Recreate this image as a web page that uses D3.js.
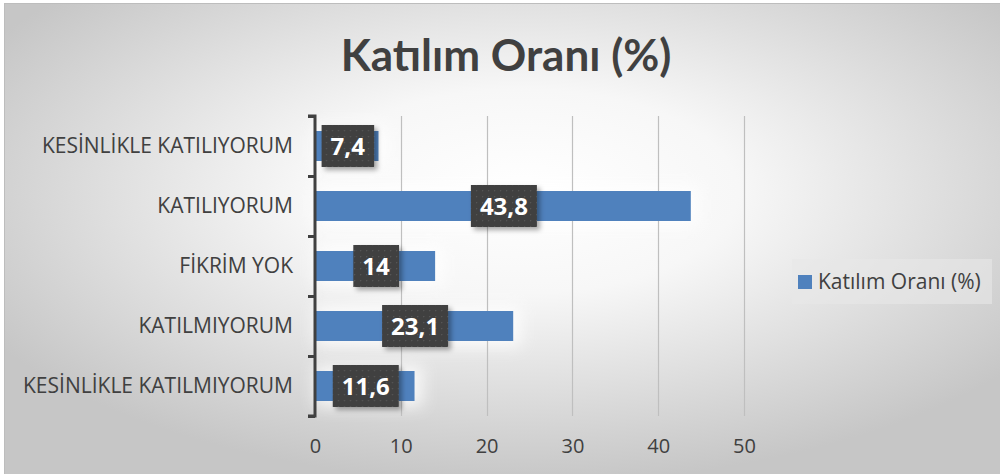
<!DOCTYPE html>
<html><head><meta charset="utf-8">
<script src="https://cdn.jsdelivr.net/npm/d3@7"></script>
<style>html,body{margin:0;padding:0;background:#fff;}svg{display:block;}</style>
</head><body>
<svg id="chart" width="1000" height="474"></svg>
<script>
const categories = ["KESİNLİKLE KATILIYORUM","KATILIYORUM","FİKRİM YOK","KATILMIYORUM","KESİNLİKLE KATILMIYORUM"];
const values = [7.4, 43.8, 14, 23.1, 11.6];
const valueLabels = ["7,4","43,8","14","23,1","11,6"];
const xTicks = [0,10,20,30,40,50];
const title = "Katılım Oranı (%)";
const seriesName = "Katılım Oranı (%)";

const svg = d3.select("#chart");
const font = "'Open Sans', sans-serif";
const defs = svg.append("defs");
const rg = defs.append("radialGradient").attr("id","bg").attr("cx","52%").attr("cy","40%").attr("r","62%");
rg.append("stop").attr("offset","0%").attr("stop-color","#ffffff");
rg.append("stop").attr("offset","35%").attr("stop-color","#f7f7f7");
rg.append("stop").attr("offset","100%").attr("stop-color","#c6c6c6");
const pat = defs.append("pattern").attr("id","dots").attr("width",6).attr("height",6).attr("patternUnits","userSpaceOnUse");
pat.append("rect").attr("width",6).attr("height",6).attr("fill","#3f3f3f");
pat.append("rect").attr("x",2).attr("y",2).attr("width",1.3).attr("height",1.3).attr("fill","#575757");
const f = defs.append("filter").attr("id","shadow").attr("x","-20%").attr("y","-20%").attr("width","150%").attr("height","160%");
f.append("feDropShadow").attr("dx",3).attr("dy",3).attr("stdDeviation",2.5).attr("flood-color","#000").attr("flood-opacity",0.35);
const glow = defs.append("filter").attr("id","glow").attr("x","-30%").attr("y","-80%").attr("width","160%").attr("height","260%");
glow.append("feGaussianBlur").attr("stdDeviation",8);

svg.append("rect").attr("x",4).attr("y",3).attr("width",996).attr("height",471).attr("fill","url(#bg)");
svg.append("line").attr("x1",4).attr("x2",1000).attr("y1",3.5).attr("y2",3.5).attr("stroke","#bdbdbd");
svg.append("line").attr("x1",4.5).attr("x2",4.5).attr("y1",3).attr("y2",474).attr("stroke","#bdbdbd");

const m = {left:315, top:116, bottom:416};
const x = d3.scaleLinear().domain([0,50]).range([315,744]);
const y = d3.scaleBand().domain(categories).range([m.top,m.bottom]).paddingInner(0.5).paddingOuter(0.25);

// bar glow
svg.append("g").selectAll("rect").data(values).join("rect")
  .attr("x",x(0)).attr("y",(d,i)=>y(categories[i])-6)
  .attr("width",d=>x(d)-x(0)+8).attr("height",y.bandwidth()+12)
  .attr("fill","#ffffff").attr("opacity",0.8).attr("filter","url(#glow)");

// gridlines
svg.append("g").selectAll("line").data(xTicks.slice(1)).join("line")
  .attr("x1",d=>Math.round(x(d))+0.5).attr("x2",d=>Math.round(x(d))+0.5)
  .attr("y1",m.top).attr("y2",m.bottom).attr("stroke","#bfbfbf").attr("stroke-width",1.2);

// x axis labels
const xa = svg.append("g").attr("transform",`translate(0,${m.bottom})`).call(d3.axisBottom(x).tickValues(xTicks).tickSize(0).tickPadding(23));
xa.select(".domain").remove();
xa.selectAll("text").attr("font-family",font).attr("font-size",20).attr("fill","#404040");

// bars
svg.append("g").selectAll("rect").data(values).join("rect")
  .attr("x",x(0)+1).attr("y",(d,i)=>y(categories[i]))
  .attr("width",d=>x(d)-x(0)-1).attr("height",y.bandwidth())
  .attr("fill","#4f81bd");

// y axis
const ya = svg.append("g").attr("transform",`translate(${m.left},0)`)
  .call(d3.axisLeft(d3.scaleLinear().domain([0,5]).range([m.top,m.bottom])).ticks(5).tickSize(7).tickFormat(""));
ya.select(".domain").attr("stroke","#404040").attr("stroke-width",3).attr("d",`M-7,${m.top}H0V${m.bottom}H-7`);
ya.selectAll(".tick line").attr("stroke","#404040").attr("stroke-width",3);

// category labels
svg.append("g").selectAll("text").data(categories).join("text")
  .attr("x",293).attr("y",d=>y(d)+y.bandwidth()/2).attr("dy","0.35em")
  .attr("text-anchor","end").attr("font-family",font).attr("font-size",21).attr("fill","#404040").text(d=>d);

// data labels
const lg = svg.append("g").selectAll("g").data(values).join("g")
  .attr("transform",(d,i)=>`translate(${(x(0)+x(d))/2+1},${y(categories[i])+y.bandwidth()/2})`);
lg.append("text").attr("class","lbl").attr("text-anchor","middle").attr("dy","0.36em")
  .attr("font-family",font).attr("font-weight","bold").attr("font-size",24).attr("fill","#fff")
  .text((d,i)=>valueLabels[i]);
lg.each(function(){
  const g = d3.select(this); const t = g.select("text"); const b = t.node().getBBox();
  g.insert("rect","text").attr("x",b.x-9).attr("y",-21).attr("width",b.width+18).attr("height",42)
    .attr("fill","url(#dots)").attr("filter","url(#shadow)");
});

// title
svg.append("text").attr("x",506).attr("y",71).attr("text-anchor","middle")
  .attr("font-family","Lato, sans-serif").attr("font-weight","bold").attr("font-size",44).attr("fill","#404040").text(title);

// legend
svg.append("rect").attr("x",792).attr("y",259).attr("width",200).attr("height",45).attr("fill","#e8e8e8").attr("opacity",0.6);
svg.append("rect").attr("x",798).attr("y",275).attr("width",14).attr("height",14).attr("fill","#4f81bd");
svg.append("text").attr("x",818).attr("y",282).attr("dy","0.35em").attr("font-family",font).attr("font-size",21).attr("fill","#404040").text(seriesName);
</script>
</body></html>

→ **Work to complete**:
Without including any picture, repeat the data exactly.

→ **Full output**:
Recreate this image as a web page that uses D3.js.
<!DOCTYPE html>
<html><head><meta charset="utf-8">
<script src="https://cdn.jsdelivr.net/npm/d3@7"></script>
<style>html,body{margin:0;padding:0;background:#fff;}svg{display:block;}</style>
</head><body>
<svg id="chart" width="1000" height="474"></svg>
<script>
const categories = ["KESİNLİKLE KATILIYORUM","KATILIYORUM","FİKRİM YOK","KATILMIYORUM","KESİNLİKLE KATILMIYORUM"];
const values = [7.4, 43.8, 14, 23.1, 11.6];
const valueLabels = ["7,4","43,8","14","23,1","11,6"];
const xTicks = [0,10,20,30,40,50];
const title = "Katılım Oranı (%)";
const seriesName = "Katılım Oranı (%)";

const svg = d3.select("#chart");
const font = "'Open Sans', sans-serif";
const defs = svg.append("defs");
const rg = defs.append("radialGradient").attr("id","bg").attr("cx","52%").attr("cy","40%").attr("r","62%");
rg.append("stop").attr("offset","0%").attr("stop-color","#ffffff");
rg.append("stop").attr("offset","35%").attr("stop-color","#f7f7f7");
rg.append("stop").attr("offset","100%").attr("stop-color","#c6c6c6");
const pat = defs.append("pattern").attr("id","dots").attr("width",6).attr("height",6).attr("patternUnits","userSpaceOnUse");
pat.append("rect").attr("width",6).attr("height",6).attr("fill","#3f3f3f");
pat.append("rect").attr("x",2).attr("y",2).attr("width",1.3).attr("height",1.3).attr("fill","#575757");
const f = defs.append("filter").attr("id","shadow").attr("x","-20%").attr("y","-20%").attr("width","150%").attr("height","160%");
f.append("feDropShadow").attr("dx",3).attr("dy",3).attr("stdDeviation",2.5).attr("flood-color","#000").attr("flood-opacity",0.35);
const glow = defs.append("filter").attr("id","glow").attr("x","-30%").attr("y","-80%").attr("width","160%").attr("height","260%");
glow.append("feGaussianBlur").attr("stdDeviation",8);

svg.append("rect").attr("x",4).attr("y",3).attr("width",996).attr("height",471).attr("fill","url(#bg)");
svg.append("line").attr("x1",4).attr("x2",1000).attr("y1",3.5).attr("y2",3.5).attr("stroke","#bdbdbd");
svg.append("line").attr("x1",4.5).attr("x2",4.5).attr("y1",3).attr("y2",474).attr("stroke","#bdbdbd");

const m = {left:315, top:116, bottom:416};
const x = d3.scaleLinear().domain([0,50]).range([315,744]);
const y = d3.scaleBand().domain(categories).range([m.top,m.bottom]).paddingInner(0.5).paddingOuter(0.25);

// bar glow
svg.append("g").selectAll("rect").data(values).join("rect")
  .attr("x",x(0)).attr("y",(d,i)=>y(categories[i])-6)
  .attr("width",d=>x(d)-x(0)+8).attr("height",y.bandwidth()+12)
  .attr("fill","#ffffff").attr("opacity",0.8).attr("filter","url(#glow)");

// gridlines
svg.append("g").selectAll("line").data(xTicks.slice(1)).join("line")
  .attr("x1",d=>Math.round(x(d))+0.5).attr("x2",d=>Math.round(x(d))+0.5)
  .attr("y1",m.top).attr("y2",m.bottom).attr("stroke","#bfbfbf").attr("stroke-width",1.2);

// x axis labels
const xa = svg.append("g").attr("transform",`translate(0,${m.bottom})`).call(d3.axisBottom(x).tickValues(xTicks).tickSize(0).tickPadding(23));
xa.select(".domain").remove();
xa.selectAll("text").attr("font-family",font).attr("font-size",20).attr("fill","#404040");

// bars
svg.append("g").selectAll("rect").data(values).join("rect")
  .attr("x",x(0)+1).attr("y",(d,i)=>y(categories[i]))
  .attr("width",d=>x(d)-x(0)-1).attr("height",y.bandwidth())
  .attr("fill","#4f81bd");

// y axis
const ya = svg.append("g").attr("transform",`translate(${m.left},0)`)
  .call(d3.axisLeft(d3.scaleLinear().domain([0,5]).range([m.top,m.bottom])).ticks(5).tickSize(7).tickFormat(""));
ya.select(".domain").attr("stroke","#404040").attr("stroke-width",3).attr("d",`M-7,${m.top}H0V${m.bottom}H-7`);
ya.selectAll(".tick line").attr("stroke","#404040").attr("stroke-width",3);

// category labels
svg.append("g").selectAll("text").data(categories).join("text")
  .attr("x",293).attr("y",d=>y(d)+y.bandwidth()/2).attr("dy","0.35em")
  .attr("text-anchor","end").attr("font-family",font).attr("font-size",21).attr("fill","#404040").text(d=>d);

// data labels
const lg = svg.append("g").selectAll("g").data(values).join("g")
  .attr("transform",(d,i)=>`translate(${(x(0)+x(d))/2+1},${y(categories[i])+y.bandwidth()/2})`);
lg.append("text").attr("class","lbl").attr("text-anchor","middle").attr("dy","0.36em")
  .attr("font-family",font).attr("font-weight","bold").attr("font-size",24).attr("fill","#fff")
  .text((d,i)=>valueLabels[i]);
lg.each(function(){
  const g = d3.select(this); const t = g.select("text"); const b = t.node().getBBox();
  g.insert("rect","text").attr("x",b.x-9).attr("y",-21).attr("width",b.width+18).attr("height",42)
    .attr("fill","url(#dots)").attr("filter","url(#shadow)");
});

// title
svg.append("text").attr("x",506).attr("y",71).attr("text-anchor","middle")
  .attr("font-family","Lato, sans-serif").attr("font-weight","bold").attr("font-size",44).attr("fill","#404040").text(title);

// legend
svg.append("rect").attr("x",792).attr("y",259).attr("width",200).attr("height",45).attr("fill","#e8e8e8").attr("opacity",0.6);
svg.append("rect").attr("x",798).attr("y",275).attr("width",14).attr("height",14).attr("fill","#4f81bd");
svg.append("text").attr("x",818).attr("y",282).attr("dy","0.35em").attr("font-family",font).attr("font-size",21).attr("fill","#404040").text(seriesName);
</script>
</body></html>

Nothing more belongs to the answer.